The country's Alberta-centred oil industry had been battered so badly by the collapse of crude prices in 2014-15, one could be excused for thinking that its capacity for rattling Canada's economy had largely been spent by mid-2016. One would be wrong. The wildfires that decimated the province's key oil-producing centre of Fort McMurray, beyond being an enormous environmental and human tragedy, also distorted the national economic picture for months after the blaze was brought under control and the city's residents returned from evacuation.

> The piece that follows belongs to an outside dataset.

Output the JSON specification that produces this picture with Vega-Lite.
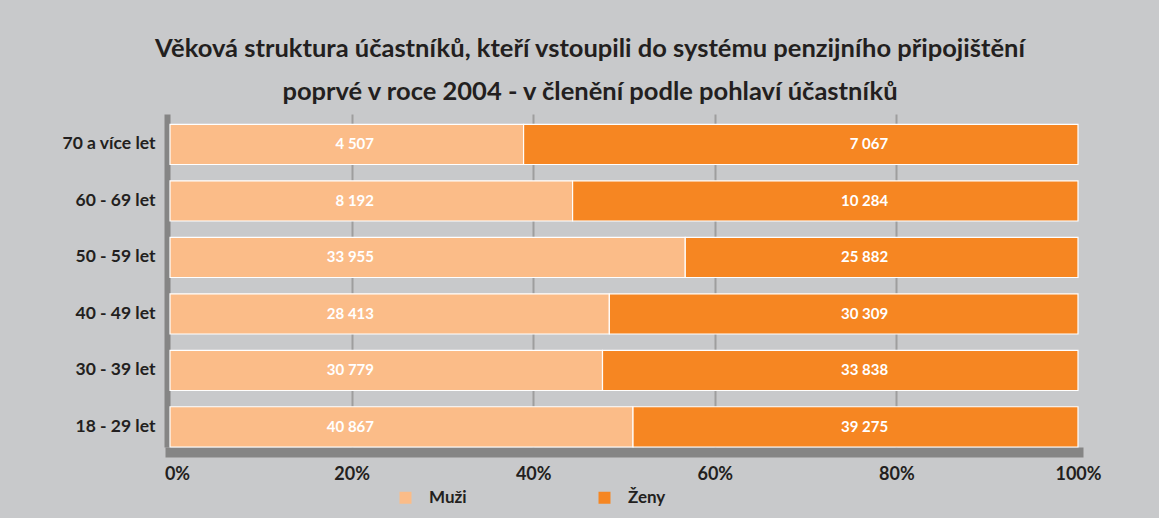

The loss of economic activity due to the fires – primarily, the temporary shutdown of more than one-third of Alberta's daily crude output, and, by extension, exports – was so acute that it caused the entire Canadian economy to shrink in the second quarter of the year, despite the relatively small and isolated region that was directly affected. Real gross domestic product shrank at an annualized rate of 1.3 per cent in the quarter, the worst since the 2009 recession; Statistics Canada said that if not for the oil slowdown, the quarter would have generated modest growth. Subsequently, the rapid return of all that output fuelled an oversized rebound in GDP growth – up 3.5 per cent annualized in the third quarter. The economic data have been so deeply coloured by wildfire effects that it's still hard to see what they truly look like underneath.

The trade fade.

One of the key expectations for the Canadian economy heading into 2016 was that the long, deep drag from the oil slump would be overtaken by the growing upward momentum of a revitalized export sector. The cheap Canadian dollar and accelerating U.S. recovery was supposed to strengthen demand for Canada's non-resource exports, taking over from the oil weakness as the main driver of Canada's economic story and reviving in business investment outside the still-downtrodden resource sector.

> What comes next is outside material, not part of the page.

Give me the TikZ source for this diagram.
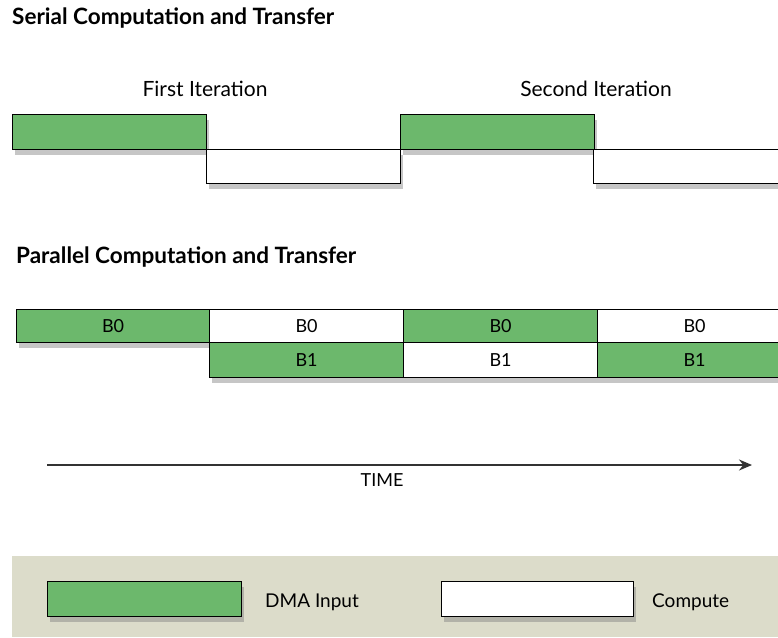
\documentclass[tikz,border=0pt]{standalone}
\usepackage{fontspec}
\setmainfont{Lato}
\usetikzlibrary{positioning,shadows,arrows.meta}
\definecolor{dmagreen}{RGB}{108,184,108}
\definecolor{legendbg}{RGB}{220,220,202}
\tikzset{
  slot/.style={draw=black, line width=1.2pt, minimum width=194, minimum height=34,
    inner sep=0pt, anchor=north west, font=\fontsize{18}{20}\selectfont,
    drop shadow={shadow xshift=2pt, shadow yshift=-5pt, opacity=0.45}},
  dma/.style={slot, fill=dmagreen},
  cpu/.style={slot, fill=white},
  heading/.style={anchor=west, inner sep=0pt, font=\bfseries\fontsize{22.5}{26}\selectfont},
  iter/.style={font=\fontsize{21}{24}\selectfont},
  tag/.style={anchor=west, inner sep=0pt, font=\fontsize{19}{22}\selectfont}
}
\begin{document}
\begin{tikzpicture}[x=1pt, y=-1pt]
      \useasboundingbox (0,0) rectangle (778,637);
      \clip (0,0) rectangle (778,637);
      % serial
      \node[heading] (serial) at (12,18) {Serial Computation and Transfer};
      \node[iter] (first) at (205,89) {First Iteration};
      \node[iter] (second) at (596,89) {Second Iteration};
      \node[dma, minimum height=35] (s1) at (12,114) {};
      \node[cpu] (s2) at (206,149) {};
      \node[dma, minimum height=35] (s3) at (400,114) {};
      \node[cpu] (s4) at (593,149) {};
      % parallel
      \node[heading] (parallel) at (16,257) {Parallel Computation and Transfer};
      \node[dma, minimum width=193, minimum height=33] (p1) at (16,309) {B0};
      \node[cpu, minimum height=33] (p2) at (209,309) {B0};
      \node[dma, minimum height=33] (p3) at (403,309) {B0};
      \node[cpu, minimum height=33] (p4) at (597,309) {B0};
      \node[dma, minimum height=35] (q2) at (209,342) {B1};
      \node[cpu, minimum height=35] (q3) at (403,342) {B1};
      \node[dma, minimum height=35] (q4) at (597,342) {B1};
      % time axis
      \coordinate (t0) at (47,465);
      \coordinate (t1) at (752,465);
      \draw[line width=1.6pt, black!80, -{Stealth[length=13pt, width=11pt]}] (t0) -- (t1);
      \node[font=\fontsize{18}{20}\selectfont] (time) at (382,480) {TIME};
      % legend
      \fill[legendbg] (12,556) rectangle (778,637);
      \node[dma, minimum height=35] (l1) at (47,581) {};
      \node[tag] (dmalabel) at (265,602) {DMA Input};
      \node[cpu, minimum width=192, minimum height=35] (l2) at (441,581) {};
      \node[tag] (cpulabel) at (652,602) {Compute};
\end{tikzpicture}
\end{document}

But then trade inexplicably took a turn in the wrong direction. Canada has spent most of the year racking up some of the biggest monthly trade deficits in its history, as non-resource exports, far from providing the country's economic solution, emerged as a new and perplexing problem. Goods export volumes, excluding energy and mining, were down nearly 6 per cent in the first 10 months of the year. For a while, economists were eager to blame a mid-year lull in U.S. demand as businesses drew down on oversized inventories, but the problem persisted. By mid-October, Bank of Canada governor Stephen Poloz mused that "more of our export shortfall may be structural than previously believed, rather than cyclical" – essentially suggesting that big parts of Canada's goods-exporting sector had lost their competitive edge, and it wasn't about to come back simply because the U.S. economy was growing again. There is now a large, looming question mark about what sort of contribution we can truly expect from trade in Canada's continuing economic recovery.

Brexit.

The notion of a British withdrawal from the European Union was on few radar screens when the year began, and even when Prime Minister David Cameron's Conservative government announced in February that it would hold a national referendum on the matter, few observers imagined that Brits would vote to leave the world's biggest economic and trade alliance after nearly 44 years. But in late June, the country's citizens voted narrowly in favour of doing just that. The result sent tremors through financial markets amid predictions of dire consequences for the British and EU economies – including warnings from Bank of England governor (and Canadian central-banking boy wonder) Mark Carney of an imminent British recession.

The feared economic shock wave never materialized, but a longer-term malaise may already be settling in. The potential for years of uncertainty surrounding the Brexit, and how it will play out in the complicated negotiations still to come, has cast an additional chill on already glacial global trade flows; world trade volumes have actually declined since the start of the year. And Brexit is barely getting started; the issue could cloud global trade, geopolitics and investment for years.